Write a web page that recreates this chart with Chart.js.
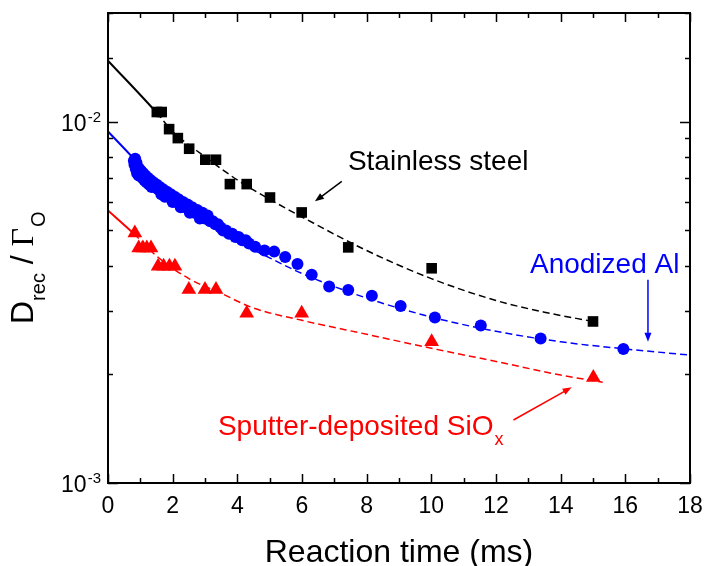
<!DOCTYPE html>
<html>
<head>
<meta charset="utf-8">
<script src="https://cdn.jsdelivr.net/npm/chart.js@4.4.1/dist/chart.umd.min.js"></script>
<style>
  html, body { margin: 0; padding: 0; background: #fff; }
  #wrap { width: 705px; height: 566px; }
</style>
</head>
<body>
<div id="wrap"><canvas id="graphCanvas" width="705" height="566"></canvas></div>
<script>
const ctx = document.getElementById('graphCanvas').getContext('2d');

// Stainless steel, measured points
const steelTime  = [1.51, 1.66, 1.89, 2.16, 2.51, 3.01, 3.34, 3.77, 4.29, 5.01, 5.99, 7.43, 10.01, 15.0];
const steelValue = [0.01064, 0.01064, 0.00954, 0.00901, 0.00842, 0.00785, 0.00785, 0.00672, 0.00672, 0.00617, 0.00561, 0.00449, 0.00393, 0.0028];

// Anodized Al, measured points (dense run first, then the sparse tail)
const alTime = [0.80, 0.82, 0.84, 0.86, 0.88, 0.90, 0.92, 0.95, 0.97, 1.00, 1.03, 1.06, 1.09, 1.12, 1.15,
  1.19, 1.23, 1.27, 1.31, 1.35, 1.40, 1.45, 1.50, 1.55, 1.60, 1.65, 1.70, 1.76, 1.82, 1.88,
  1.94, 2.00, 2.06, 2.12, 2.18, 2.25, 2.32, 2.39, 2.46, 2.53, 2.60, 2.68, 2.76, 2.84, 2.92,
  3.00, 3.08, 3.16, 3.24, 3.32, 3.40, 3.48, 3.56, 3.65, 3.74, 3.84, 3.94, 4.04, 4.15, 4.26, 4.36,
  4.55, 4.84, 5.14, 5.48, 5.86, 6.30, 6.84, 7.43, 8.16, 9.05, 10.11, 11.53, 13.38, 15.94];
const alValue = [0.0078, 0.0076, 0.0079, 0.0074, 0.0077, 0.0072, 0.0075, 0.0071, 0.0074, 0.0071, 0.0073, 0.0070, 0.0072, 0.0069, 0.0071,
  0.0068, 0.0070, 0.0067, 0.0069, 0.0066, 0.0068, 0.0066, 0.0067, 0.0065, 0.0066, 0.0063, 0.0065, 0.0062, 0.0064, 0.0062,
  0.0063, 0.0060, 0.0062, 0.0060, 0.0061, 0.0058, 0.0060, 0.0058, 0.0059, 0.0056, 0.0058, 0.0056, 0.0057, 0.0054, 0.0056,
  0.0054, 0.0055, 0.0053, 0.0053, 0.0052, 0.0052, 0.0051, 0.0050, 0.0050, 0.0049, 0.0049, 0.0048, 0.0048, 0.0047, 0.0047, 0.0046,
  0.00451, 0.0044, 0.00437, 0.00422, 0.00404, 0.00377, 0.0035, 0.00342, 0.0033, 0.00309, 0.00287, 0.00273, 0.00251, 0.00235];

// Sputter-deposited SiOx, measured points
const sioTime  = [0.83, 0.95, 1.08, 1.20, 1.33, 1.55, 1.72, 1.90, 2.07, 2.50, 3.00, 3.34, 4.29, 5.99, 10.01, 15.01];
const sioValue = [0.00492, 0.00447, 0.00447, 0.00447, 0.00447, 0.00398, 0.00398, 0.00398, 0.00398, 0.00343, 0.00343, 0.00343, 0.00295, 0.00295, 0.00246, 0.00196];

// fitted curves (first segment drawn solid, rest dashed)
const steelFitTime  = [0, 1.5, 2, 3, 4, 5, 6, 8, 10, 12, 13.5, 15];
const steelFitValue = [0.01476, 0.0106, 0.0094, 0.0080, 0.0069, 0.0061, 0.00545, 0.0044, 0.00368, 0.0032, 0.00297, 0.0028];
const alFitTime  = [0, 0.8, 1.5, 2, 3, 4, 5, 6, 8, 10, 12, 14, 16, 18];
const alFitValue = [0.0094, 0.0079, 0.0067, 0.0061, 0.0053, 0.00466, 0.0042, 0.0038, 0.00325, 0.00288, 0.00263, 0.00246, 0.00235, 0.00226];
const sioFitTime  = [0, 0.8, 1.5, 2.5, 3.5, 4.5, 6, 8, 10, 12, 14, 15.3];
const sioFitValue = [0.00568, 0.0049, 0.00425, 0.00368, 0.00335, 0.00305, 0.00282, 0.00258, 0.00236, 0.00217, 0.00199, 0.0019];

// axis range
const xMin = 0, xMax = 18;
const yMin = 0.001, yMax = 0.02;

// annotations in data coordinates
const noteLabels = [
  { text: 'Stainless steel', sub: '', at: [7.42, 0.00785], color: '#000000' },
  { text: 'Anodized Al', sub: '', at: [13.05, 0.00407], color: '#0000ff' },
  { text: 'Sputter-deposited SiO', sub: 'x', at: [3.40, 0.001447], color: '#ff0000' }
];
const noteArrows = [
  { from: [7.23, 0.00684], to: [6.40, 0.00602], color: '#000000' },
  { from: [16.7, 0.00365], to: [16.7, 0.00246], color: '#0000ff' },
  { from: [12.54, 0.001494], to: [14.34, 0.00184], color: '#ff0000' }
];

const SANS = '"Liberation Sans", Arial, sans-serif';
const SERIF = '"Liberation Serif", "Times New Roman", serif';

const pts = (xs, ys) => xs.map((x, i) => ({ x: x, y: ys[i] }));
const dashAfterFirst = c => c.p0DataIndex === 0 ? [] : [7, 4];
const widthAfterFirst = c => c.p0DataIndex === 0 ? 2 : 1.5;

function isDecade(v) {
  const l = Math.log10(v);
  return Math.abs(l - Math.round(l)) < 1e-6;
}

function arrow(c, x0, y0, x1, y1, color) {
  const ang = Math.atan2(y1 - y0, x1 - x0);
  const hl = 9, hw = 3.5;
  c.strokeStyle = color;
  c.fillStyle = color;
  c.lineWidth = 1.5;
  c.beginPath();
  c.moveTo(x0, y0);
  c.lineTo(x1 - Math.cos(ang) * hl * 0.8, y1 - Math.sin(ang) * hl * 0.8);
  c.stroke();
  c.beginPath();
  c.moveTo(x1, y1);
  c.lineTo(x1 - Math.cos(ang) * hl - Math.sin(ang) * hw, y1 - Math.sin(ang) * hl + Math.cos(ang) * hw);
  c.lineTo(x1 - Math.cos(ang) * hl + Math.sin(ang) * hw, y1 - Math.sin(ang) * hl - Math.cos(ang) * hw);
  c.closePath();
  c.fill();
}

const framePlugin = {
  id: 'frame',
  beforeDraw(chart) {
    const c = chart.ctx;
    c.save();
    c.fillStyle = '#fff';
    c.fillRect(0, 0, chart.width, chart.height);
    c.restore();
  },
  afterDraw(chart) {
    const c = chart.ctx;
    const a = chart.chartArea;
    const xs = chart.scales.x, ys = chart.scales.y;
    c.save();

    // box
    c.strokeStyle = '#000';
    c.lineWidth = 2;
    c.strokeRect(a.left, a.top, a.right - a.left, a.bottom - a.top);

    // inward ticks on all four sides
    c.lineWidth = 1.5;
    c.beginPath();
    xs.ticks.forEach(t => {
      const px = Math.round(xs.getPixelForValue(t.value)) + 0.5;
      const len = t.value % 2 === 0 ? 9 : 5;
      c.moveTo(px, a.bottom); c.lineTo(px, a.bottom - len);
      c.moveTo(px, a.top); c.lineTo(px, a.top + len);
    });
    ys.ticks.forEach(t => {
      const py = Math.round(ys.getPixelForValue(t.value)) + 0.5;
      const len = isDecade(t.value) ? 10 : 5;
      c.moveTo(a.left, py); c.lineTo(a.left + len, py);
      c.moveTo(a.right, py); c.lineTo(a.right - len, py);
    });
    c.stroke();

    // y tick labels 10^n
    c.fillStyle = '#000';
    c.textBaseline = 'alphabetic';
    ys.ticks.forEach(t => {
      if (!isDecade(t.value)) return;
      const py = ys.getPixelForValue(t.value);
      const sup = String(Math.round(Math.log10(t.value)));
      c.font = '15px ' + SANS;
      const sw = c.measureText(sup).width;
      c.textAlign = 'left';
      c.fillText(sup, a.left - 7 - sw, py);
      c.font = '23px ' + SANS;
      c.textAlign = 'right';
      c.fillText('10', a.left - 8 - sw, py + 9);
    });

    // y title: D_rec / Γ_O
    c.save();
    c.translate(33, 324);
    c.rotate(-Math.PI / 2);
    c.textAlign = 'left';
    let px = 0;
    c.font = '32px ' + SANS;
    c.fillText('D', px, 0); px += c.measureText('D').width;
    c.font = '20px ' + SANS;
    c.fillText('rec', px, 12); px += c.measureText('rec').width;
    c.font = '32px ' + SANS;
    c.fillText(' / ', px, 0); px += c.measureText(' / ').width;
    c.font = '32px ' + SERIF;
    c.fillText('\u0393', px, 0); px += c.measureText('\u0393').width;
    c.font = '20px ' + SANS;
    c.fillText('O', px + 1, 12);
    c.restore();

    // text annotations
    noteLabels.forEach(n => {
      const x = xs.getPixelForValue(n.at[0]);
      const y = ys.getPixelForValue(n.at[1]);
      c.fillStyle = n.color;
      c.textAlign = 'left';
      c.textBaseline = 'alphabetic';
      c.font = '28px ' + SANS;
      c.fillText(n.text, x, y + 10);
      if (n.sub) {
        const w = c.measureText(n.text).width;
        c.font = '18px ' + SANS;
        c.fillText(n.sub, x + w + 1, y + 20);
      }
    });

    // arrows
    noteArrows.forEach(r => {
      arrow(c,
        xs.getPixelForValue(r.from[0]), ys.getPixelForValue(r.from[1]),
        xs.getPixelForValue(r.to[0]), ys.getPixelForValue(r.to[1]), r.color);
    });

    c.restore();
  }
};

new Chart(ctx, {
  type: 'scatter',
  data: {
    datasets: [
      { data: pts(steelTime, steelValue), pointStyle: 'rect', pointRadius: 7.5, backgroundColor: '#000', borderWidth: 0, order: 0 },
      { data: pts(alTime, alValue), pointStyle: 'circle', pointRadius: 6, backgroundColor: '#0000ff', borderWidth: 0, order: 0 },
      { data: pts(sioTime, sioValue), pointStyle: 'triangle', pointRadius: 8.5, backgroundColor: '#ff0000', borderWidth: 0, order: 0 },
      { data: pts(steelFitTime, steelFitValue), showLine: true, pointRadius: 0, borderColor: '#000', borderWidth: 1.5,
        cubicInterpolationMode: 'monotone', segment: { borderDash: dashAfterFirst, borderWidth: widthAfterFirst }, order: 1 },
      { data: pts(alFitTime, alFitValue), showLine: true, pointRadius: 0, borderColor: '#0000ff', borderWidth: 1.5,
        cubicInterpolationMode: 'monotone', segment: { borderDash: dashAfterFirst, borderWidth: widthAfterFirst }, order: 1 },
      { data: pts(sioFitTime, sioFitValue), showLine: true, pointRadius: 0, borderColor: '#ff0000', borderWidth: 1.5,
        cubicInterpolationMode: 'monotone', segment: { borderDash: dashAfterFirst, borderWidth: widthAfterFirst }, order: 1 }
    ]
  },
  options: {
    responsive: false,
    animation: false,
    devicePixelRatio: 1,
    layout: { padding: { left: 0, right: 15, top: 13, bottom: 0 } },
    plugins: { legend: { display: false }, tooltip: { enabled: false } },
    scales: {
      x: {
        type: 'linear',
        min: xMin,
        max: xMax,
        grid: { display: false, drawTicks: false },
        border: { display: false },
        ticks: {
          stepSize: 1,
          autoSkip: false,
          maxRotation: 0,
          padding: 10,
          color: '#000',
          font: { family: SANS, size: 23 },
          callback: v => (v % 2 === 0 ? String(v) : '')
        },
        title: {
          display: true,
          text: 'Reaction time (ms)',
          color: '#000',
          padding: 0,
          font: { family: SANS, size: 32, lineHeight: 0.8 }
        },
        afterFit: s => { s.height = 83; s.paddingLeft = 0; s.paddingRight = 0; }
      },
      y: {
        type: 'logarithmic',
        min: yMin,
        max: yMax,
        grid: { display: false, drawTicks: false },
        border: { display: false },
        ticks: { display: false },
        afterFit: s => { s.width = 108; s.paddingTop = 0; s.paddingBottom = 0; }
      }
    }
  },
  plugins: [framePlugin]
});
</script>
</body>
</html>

Work to be completed
Return only the lines running from the top of the data to the line that holds "0.00449, 0.00393, 0.0028];". Include both of those lines, but skip the pictures.

Correct response
Write a web page that recreates this chart with Chart.js.
<!DOCTYPE html>
<html>
<head>
<meta charset="utf-8">
<script src="https://cdn.jsdelivr.net/npm/chart.js@4.4.1/dist/chart.umd.min.js"></script>
<style>
  html, body { margin: 0; padding: 0; background: #fff; }
  #wrap { width: 705px; height: 566px; }
</style>
</head>
<body>
<div id="wrap"><canvas id="graphCanvas" width="705" height="566"></canvas></div>
<script>
const ctx = document.getElementById('graphCanvas').getContext('2d');

// Stainless steel, measured points
const steelTime  = [1.51, 1.66, 1.89, 2.16, 2.51, 3.01, 3.34, 3.77, 4.29, 5.01, 5.99, 7.43, 10.01, 15.0];
const steelValue = [0.01064, 0.01064, 0.00954, 0.00901, 0.00842, 0.00785, 0.00785, 0.00672, 0.00672, 0.00617, 0.00561, 0.00449, 0.00393, 0.0028];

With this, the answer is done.